_Problem details_
Reproduce the data that follows in its entirety, character for character.

_Provided material_
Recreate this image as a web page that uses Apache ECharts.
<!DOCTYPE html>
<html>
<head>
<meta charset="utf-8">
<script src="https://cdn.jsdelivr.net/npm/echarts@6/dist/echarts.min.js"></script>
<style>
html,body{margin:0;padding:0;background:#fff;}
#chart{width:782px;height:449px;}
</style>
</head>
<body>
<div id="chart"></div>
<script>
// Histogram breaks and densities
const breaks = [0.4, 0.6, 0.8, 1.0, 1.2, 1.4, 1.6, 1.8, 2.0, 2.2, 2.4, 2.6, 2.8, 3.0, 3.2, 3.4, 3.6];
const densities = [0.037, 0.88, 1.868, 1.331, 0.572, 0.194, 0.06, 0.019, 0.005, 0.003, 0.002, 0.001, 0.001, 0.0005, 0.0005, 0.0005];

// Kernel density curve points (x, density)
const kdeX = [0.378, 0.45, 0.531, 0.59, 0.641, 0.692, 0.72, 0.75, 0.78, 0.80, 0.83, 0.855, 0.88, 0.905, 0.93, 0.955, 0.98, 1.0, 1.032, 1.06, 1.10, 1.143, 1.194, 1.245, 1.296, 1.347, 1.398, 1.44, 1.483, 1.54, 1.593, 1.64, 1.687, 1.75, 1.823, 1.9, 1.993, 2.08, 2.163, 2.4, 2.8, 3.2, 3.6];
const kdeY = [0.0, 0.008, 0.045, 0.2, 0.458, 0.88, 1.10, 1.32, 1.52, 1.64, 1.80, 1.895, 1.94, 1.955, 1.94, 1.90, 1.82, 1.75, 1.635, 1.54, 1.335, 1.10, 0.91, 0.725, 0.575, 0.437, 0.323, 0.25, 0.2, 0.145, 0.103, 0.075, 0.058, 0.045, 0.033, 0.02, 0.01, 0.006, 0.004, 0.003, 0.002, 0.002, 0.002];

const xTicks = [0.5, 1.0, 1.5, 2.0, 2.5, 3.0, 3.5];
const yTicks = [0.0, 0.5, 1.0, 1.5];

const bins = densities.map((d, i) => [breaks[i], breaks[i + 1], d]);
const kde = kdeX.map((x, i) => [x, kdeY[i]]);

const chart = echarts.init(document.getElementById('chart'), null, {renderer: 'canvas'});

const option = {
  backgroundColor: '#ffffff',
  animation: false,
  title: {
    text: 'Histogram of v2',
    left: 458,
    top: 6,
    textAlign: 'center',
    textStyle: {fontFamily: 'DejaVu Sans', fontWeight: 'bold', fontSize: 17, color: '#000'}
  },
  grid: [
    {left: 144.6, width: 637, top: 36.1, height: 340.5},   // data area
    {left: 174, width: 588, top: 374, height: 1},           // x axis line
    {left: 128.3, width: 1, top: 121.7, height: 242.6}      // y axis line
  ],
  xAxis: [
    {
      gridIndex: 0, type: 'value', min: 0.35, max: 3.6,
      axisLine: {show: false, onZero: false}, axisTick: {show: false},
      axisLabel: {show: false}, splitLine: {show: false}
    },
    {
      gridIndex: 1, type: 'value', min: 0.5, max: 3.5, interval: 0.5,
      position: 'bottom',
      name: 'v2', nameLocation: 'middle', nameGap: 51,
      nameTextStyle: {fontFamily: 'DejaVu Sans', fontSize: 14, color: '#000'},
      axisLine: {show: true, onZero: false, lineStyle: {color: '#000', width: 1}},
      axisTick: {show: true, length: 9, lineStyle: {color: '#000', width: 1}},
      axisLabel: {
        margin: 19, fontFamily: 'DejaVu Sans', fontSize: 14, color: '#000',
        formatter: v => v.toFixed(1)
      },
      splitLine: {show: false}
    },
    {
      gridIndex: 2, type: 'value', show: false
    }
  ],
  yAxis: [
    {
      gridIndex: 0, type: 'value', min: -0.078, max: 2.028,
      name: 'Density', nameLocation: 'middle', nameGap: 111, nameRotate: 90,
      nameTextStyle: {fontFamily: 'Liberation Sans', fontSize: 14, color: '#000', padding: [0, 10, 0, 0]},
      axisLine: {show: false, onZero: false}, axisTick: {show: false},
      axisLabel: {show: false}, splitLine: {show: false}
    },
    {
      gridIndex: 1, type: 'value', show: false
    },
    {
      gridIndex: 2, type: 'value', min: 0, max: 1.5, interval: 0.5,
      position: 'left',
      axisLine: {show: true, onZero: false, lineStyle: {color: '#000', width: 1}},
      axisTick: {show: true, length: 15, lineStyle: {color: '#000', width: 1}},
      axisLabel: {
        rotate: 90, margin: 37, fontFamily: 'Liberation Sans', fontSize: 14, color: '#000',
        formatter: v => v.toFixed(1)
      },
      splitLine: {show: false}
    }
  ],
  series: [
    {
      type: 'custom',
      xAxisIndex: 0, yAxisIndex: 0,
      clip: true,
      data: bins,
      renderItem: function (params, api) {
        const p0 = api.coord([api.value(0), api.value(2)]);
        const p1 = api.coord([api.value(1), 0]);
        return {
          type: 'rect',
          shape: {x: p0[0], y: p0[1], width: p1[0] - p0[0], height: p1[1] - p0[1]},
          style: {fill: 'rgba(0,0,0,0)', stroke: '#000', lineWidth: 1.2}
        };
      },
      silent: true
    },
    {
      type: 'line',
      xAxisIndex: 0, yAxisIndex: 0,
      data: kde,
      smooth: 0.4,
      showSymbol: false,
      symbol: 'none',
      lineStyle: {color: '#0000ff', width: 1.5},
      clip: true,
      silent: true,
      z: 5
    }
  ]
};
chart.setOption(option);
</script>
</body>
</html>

_Output of the exercise_
Recreate this image as a web page that uses Apache ECharts.
<!DOCTYPE html>
<html>
<head>
<meta charset="utf-8">
<script src="https://cdn.jsdelivr.net/npm/echarts@6/dist/echarts.min.js"></script>
<style>
html,body{margin:0;padding:0;background:#fff;}
#chart{width:782px;height:449px;}
</style>
</head>
<body>
<div id="chart"></div>
<script>
// Histogram breaks and densities
const breaks = [0.4, 0.6, 0.8, 1.0, 1.2, 1.4, 1.6, 1.8, 2.0, 2.2, 2.4, 2.6, 2.8, 3.0, 3.2, 3.4, 3.6];
const densities = [0.037, 0.88, 1.868, 1.331, 0.572, 0.194, 0.06, 0.019, 0.005, 0.003, 0.002, 0.001, 0.001, 0.0005, 0.0005, 0.0005];

// Kernel density curve points (x, density)
const kdeX = [0.378, 0.45, 0.531, 0.59, 0.641, 0.692, 0.72, 0.75, 0.78, 0.80, 0.83, 0.855, 0.88, 0.905, 0.93, 0.955, 0.98, 1.0, 1.032, 1.06, 1.10, 1.143, 1.194, 1.245, 1.296, 1.347, 1.398, 1.44, 1.483, 1.54, 1.593, 1.64, 1.687, 1.75, 1.823, 1.9, 1.993, 2.08, 2.163, 2.4, 2.8, 3.2, 3.6];
const kdeY = [0.0, 0.008, 0.045, 0.2, 0.458, 0.88, 1.10, 1.32, 1.52, 1.64, 1.80, 1.895, 1.94, 1.955, 1.94, 1.90, 1.82, 1.75, 1.635, 1.54, 1.335, 1.10, 0.91, 0.725, 0.575, 0.437, 0.323, 0.25, 0.2, 0.145, 0.103, 0.075, 0.058, 0.045, 0.033, 0.02, 0.01, 0.006, 0.004, 0.003, 0.002, 0.002, 0.002];

const xTicks = [0.5, 1.0, 1.5, 2.0, 2.5, 3.0, 3.5];
const yTicks = [0.0, 0.5, 1.0, 1.5];

const bins = densities.map((d, i) => [breaks[i], breaks[i + 1], d]);
const kde = kdeX.map((x, i) => [x, kdeY[i]]);

const chart = echarts.init(document.getElementById('chart'), null, {renderer: 'canvas'});

const option = {
  backgroundColor: '#ffffff',
  animation: false,
  title: {
    text: 'Histogram of v2',
    left: 458,
    top: 6,
    textAlign: 'center',
    textStyle: {fontFamily: 'DejaVu Sans', fontWeight: 'bold', fontSize: 17, color: '#000'}
  },
  grid: [
    {left: 144.6, width: 637, top: 36.1, height: 340.5},   // data area
    {left: 174, width: 588, top: 374, height: 1},           // x axis line
    {left: 128.3, width: 1, top: 121.7, height: 242.6}      // y axis line
  ],
  xAxis: [
    {
      gridIndex: 0, type: 'value', min: 0.35, max: 3.6,
      axisLine: {show: false, onZero: false}, axisTick: {show: false},
      axisLabel: {show: false}, splitLine: {show: false}
    },
    {
      gridIndex: 1, type: 'value', min: 0.5, max: 3.5, interval: 0.5,
      position: 'bottom',
      name: 'v2', nameLocation: 'middle', nameGap: 51,
      nameTextStyle: {fontFamily: 'DejaVu Sans', fontSize: 14, color: '#000'},
      axisLine: {show: true, onZero: false, lineStyle: {color: '#000', width: 1}},
      axisTick: {show: true, length: 9, lineStyle: {color: '#000', width: 1}},
      axisLabel: {
        margin: 19, fontFamily: 'DejaVu Sans', fontSize: 14, color: '#000',
        formatter: v => v.toFixed(1)
      },
      splitLine: {show: false}
    },
    {
      gridIndex: 2, type: 'value', show: false
    }
  ],
  yAxis: [
    {
      gridIndex: 0, type: 'value', min: -0.078, max: 2.028,
      name: 'Density', nameLocation: 'middle', nameGap: 111, nameRotate: 90,
      nameTextStyle: {fontFamily: 'Liberation Sans', fontSize: 14, color: '#000', padding: [0, 10, 0, 0]},
      axisLine: {show: false, onZero: false}, axisTick: {show: false},
      axisLabel: {show: false}, splitLine: {show: false}
    },
    {
      gridIndex: 1, type: 'value', show: false
    },
    {
      gridIndex: 2, type: 'value', min: 0, max: 1.5, interval: 0.5,
      position: 'left',
      axisLine: {show: true, onZero: false, lineStyle: {color: '#000', width: 1}},
      axisTick: {show: true, length: 15, lineStyle: {color: '#000', width: 1}},
      axisLabel: {
        rotate: 90, margin: 37, fontFamily: 'Liberation Sans', fontSize: 14, color: '#000',
        formatter: v => v.toFixed(1)
      },
      splitLine: {show: false}
    }
  ],
  series: [
    {
      type: 'custom',
      xAxisIndex: 0, yAxisIndex: 0,
      clip: true,
      data: bins,
      renderItem: function (params, api) {
        const p0 = api.coord([api.value(0), api.value(2)]);
        const p1 = api.coord([api.value(1), 0]);
        return {
          type: 'rect',
          shape: {x: p0[0], y: p0[1], width: p1[0] - p0[0], height: p1[1] - p0[1]},
          style: {fill: 'rgba(0,0,0,0)', stroke: '#000', lineWidth: 1.2}
        };
      },
      silent: true
    },
    {
      type: 'line',
      xAxisIndex: 0, yAxisIndex: 0,
      data: kde,
      smooth: 0.4,
      showSymbol: false,
      symbol: 'none',
      lineStyle: {color: '#0000ff', width: 1.5},
      clip: true,
      silent: true,
      z: 5
    }
  ]
};
chart.setOption(option);
</script>
</body>
</html>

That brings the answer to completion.